Given exercise: Find the lines that contain the word "chart" and copy each one.

Data shown:
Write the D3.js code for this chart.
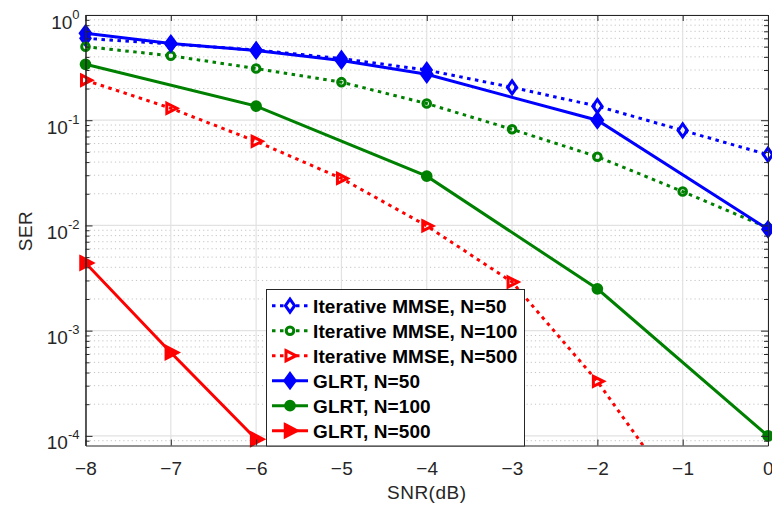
<!DOCTYPE html>
<html>
<head>
<meta charset="utf-8">
<script src="https://cdn.jsdelivr.net/npm/d3@7"></script>
<style>
body { margin: 0; background: #fff; }
text { font-family: Arial, "Liberation Sans", Helvetica, sans-serif; }
</style>
</head>
<body>
<svg id="chart"></svg>
<script>
// SER vs SNR values
const snr = [-8, -7, -6, -5, -4, -3, -2, -1, 0];
const mmse50 = [0.60, 0.53, 0.465, 0.385, 0.30, 0.205, 0.136, 0.080, 0.047];
const mmse100 = [0.50, 0.41, 0.31, 0.23, 0.144, 0.082, 0.045, 0.021, 0.0095];
const mmse500 = [0.24, 0.13, 0.063, 0.028, 0.0099, 0.0029, 0.00033, 0.000024]; // last one falls below the axis
const glrtSnr50 = [-8, -7, -6, -5, -4, -2, 0];
const glrt50 = [0.67, 0.535, 0.46, 0.37, 0.273, 0.10, 0.0092];
const glrtSnr100 = [-8, -6, -4, -2, 0];
const glrt100 = [0.34, 0.136, 0.0294, 0.0025, 0.0001];
const glrtSnr500 = [-8, -7, -6];
const glrt500 = [0.0044, 0.00062, 0.000093];

const xTicks = [-8, -7, -6, -5, -4, -3, -2, -1, 0];
const yExponents = [-4, -3, -2, -1, 0];
const legendNames = [
    "Iterative MMSE, N=50",
    "Iterative MMSE, N=100",
    "Iterative MMSE, N=500",
    "GLRT, N=50",
    "GLRT, N=100",
    "GLRT, N=500"
];

const width = 772;
const height = 510;
const margin = { top: 15, right: 4, bottom: 64.5, left: 85.5 };
const innerW = width - margin.left - margin.right;
const innerH = height - margin.top - margin.bottom;
const axisColor = "#262626";

const svg = d3.select("#chart")
    .attr("width", width)
    .attr("height", height);

const g = svg.append("g")
    .attr("transform", `translate(${margin.left}, ${margin.top})`);

const x = d3.scaleLinear()
    .domain([-8, 0])
    .range([0, innerW]);

const y = d3.scaleLog()
    .domain([8.1e-5, 1])
    .range([innerH, 0]);

const yTicks = yExponents.map(e => Math.pow(10, e));
const yMinor = [];
yExponents.concat([-5]).forEach(e => {
    for (let k = 2; k <= 9; k++) {
        const v = k * Math.pow(10, e);
        if (v >= y.domain()[0] && v <= 1) yMinor.push(v);
    }
});

// grid
g.append("g").selectAll("line")
    .data(yMinor)
    .enter()
    .append("line")
    .attr("x1", 0).attr("x2", innerW)
    .attr("y1", d => y(d)).attr("y2", d => y(d))
    .attr("stroke", "#c4c4c4")
    .attr("stroke-width", 1)
    .attr("stroke-dasharray", "1.2,3");

g.append("g").selectAll("line")
    .data(yTicks)
    .enter()
    .append("line")
    .attr("x1", 0).attr("x2", innerW)
    .attr("y1", d => y(d)).attr("y2", d => y(d))
    .attr("stroke", "#e2e2e2")
    .attr("stroke-width", 1.2);

g.append("g").selectAll("line")
    .data(xTicks)
    .enter()
    .append("line")
    .attr("x1", d => x(d)).attr("x2", d => x(d))
    .attr("y1", 0).attr("y2", innerH)
    .attr("stroke", "#e2e2e2")
    .attr("stroke-width", 1.2);

// series
const series = [
    { xs: snr, ys: mmse50, color: "#0000ff", dotted: true, marker: "diamond", filled: false },
    { xs: snr, ys: mmse100, color: "#008000", dotted: true, marker: "circle", filled: false },
    { xs: snr, ys: mmse500, color: "#ff0000", dotted: true, marker: "triangle", filled: false },
    { xs: glrtSnr50, ys: glrt50, color: "#0000ff", dotted: false, marker: "diamond", filled: true },
    { xs: glrtSnr100, ys: glrt100, color: "#008000", dotted: false, marker: "circle", filled: true },
    { xs: glrtSnr500, ys: glrt500, color: "#ff0000", dotted: false, marker: "triangle", filled: true }
];

function markerPath(type, open) {
    if (type === "diamond") return open ? "M0,-6.5L4.6,0L0,6.5L-4.6,0Z" : "M0,-7.5L5.5,0L0,7.5L-5.5,0Z";
    if (type === "triangle") return open ? "M-4,-5L6,0L-4,5Z" : "M-5,-6.5L7.5,0L-5,6.5Z";
    return d3.arc()({ innerRadius: 0, outerRadius: open ? 3.8 : 4.6, startAngle: 0, endAngle: 2 * Math.PI });
}

svg.append("clipPath")
    .attr("id", "plotClip")
    .append("rect")
    .attr("width", innerW)
    .attr("height", innerH);

const line = d3.line()
    .x(d => x(d[0]))
    .y(d => y(d[1]));

const plot = g.append("g");

series.forEach(s => {
    const pts = s.xs.map((v, i) => [v, s.ys[i]]);
    plot.append("path")
        .datum(pts)
        .attr("clip-path", "url(#plotClip)")
        .attr("fill", "none")
        .attr("stroke", s.color)
        .attr("stroke-width", 3)
        .attr("stroke-dasharray", s.dotted ? "3.5,4.5" : null)
        .attr("d", line);

    plot.selectAll(null)
        .data(pts.filter(p => p[1] >= y.domain()[0]))
        .enter()
        .append("path")
        .attr("transform", p => `translate(${x(p[0])},${y(p[1])})`)
        .attr("d", markerPath(s.marker, !s.filled))
        .attr("fill", s.filled ? s.color : "none")
        .attr("stroke", s.color)
        .attr("stroke-width", s.filled ? 2.5 : 3);
});

// axes (ticks point inward, MATLAB style box)
const xAxisB = g.append("g")
    .attr("transform", `translate(0, ${innerH})`)
    .call(d3.axisBottom(x).tickValues(xTicks).tickSizeInner(-6).tickSizeOuter(0).tickPadding(16).tickFormat(d3.format("d")));
const xAxisT = g.append("g")
    .call(d3.axisTop(x).tickValues(xTicks).tickSizeInner(-6).tickSizeOuter(0).tickFormat(""));
const yAxisL = g.append("g")
    .call(d3.axisLeft(y).tickValues(yTicks).tickSizeInner(-7).tickSizeOuter(0).tickFormat(""));
const yAxisR = g.append("g")
    .attr("transform", `translate(${innerW}, 0)`)
    .call(d3.axisRight(y).tickValues(yTicks).tickSizeInner(-7).tickSizeOuter(0).tickFormat(""));
const yMinorL = g.append("g")
    .call(d3.axisLeft(y).tickValues(yMinor).tickSizeInner(-4).tickSizeOuter(0).tickFormat(""));
const yMinorR = g.append("g")
    .attr("transform", `translate(${innerW}, 0)`)
    .call(d3.axisRight(y).tickValues(yMinor).tickSizeInner(-4).tickSizeOuter(0).tickFormat(""));

[xAxisB, xAxisT, yAxisL, yAxisR, yMinorL, yMinorR].forEach(a => {
    a.selectAll("path, line").attr("stroke", axisColor).attr("stroke-width", 1);
});

xAxisB.selectAll("text")
    .attr("fill", axisColor)
    .style("font-size", "19px")
    .style("letter-spacing", "0.3px");

// log tick labels as 10^n
yAxisL.selectAll(".tick text").remove();
yAxisL.selectAll(".tick")
    .append("text")
    .attr("x", -6)
    .attr("y", 13)
    .attr("text-anchor", "end")
    .attr("fill", axisColor)
    .style("font-size", "19px")
    .each(function(d) {
        const t = d3.select(this);
        t.append("tspan").text("10");
        t.append("tspan")
            .attr("dy", -10)
            .style("font-size", "13px")
            .text(Math.round(Math.log10(d)));
    });

// axis titles
svg.append("text")
    .attr("x", margin.left + innerW / 2)
    .attr("y", 499)
    .attr("text-anchor", "middle")
    .attr("fill", axisColor)
    .style("font-size", "19px")
    .style("letter-spacing", "0.5px")
    .text("SNR(dB)");

svg.append("text")
    .attr("transform", "translate(32, 231) rotate(-90)")
    .attr("text-anchor", "middle")
    .attr("fill", axisColor)
    .style("font-size", "19px")
    .style("letter-spacing", "0.5px")
    .text("SER");

// legend
const legend = svg.append("g");
legend.append("rect")
    .attr("x", 266.5)
    .attr("y", 289.5)
    .attr("width", 258)
    .attr("height", 156.5)
    .attr("fill", "#fff")
    .attr("stroke", axisColor)
    .attr("stroke-width", 1);

const rows = legend.selectAll(".row")
    .data(series)
    .enter()
    .append("g")
    .attr("class", "row")
    .attr("transform", (d, i) => `translate(0, ${305.7 + i * 25})`);

rows.append("line")
    .attr("x1", 272).attr("x2", 308)
    .attr("stroke", d => d.color)
    .attr("stroke-width", 3)
    .attr("stroke-dasharray", d => d.dotted ? "3.5,4.5" : null);

rows.append("path")
    .attr("transform", "translate(290,0)")
    .attr("d", d => markerPath(d.marker, !d.filled))
    .attr("fill", d => d.filled ? d.color : "#fff")
    .attr("stroke", d => d.color)
    .attr("stroke-width", d => d.filled ? 2.5 : 3);

rows.append("text")
    .attr("x", 313)
    .attr("y", 7)
    .attr("fill", "#000")
    .style("font-size", "19px")
    .style("font-weight", "bold")
    .style("letter-spacing", "0.1px")
    .text((d, i) => legendNames[i]);
</script>
</body>
</html>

Solution for this problem:
Write the D3.js code for this chart.
<svg id="chart"></svg>
const svg = d3.select("#chart")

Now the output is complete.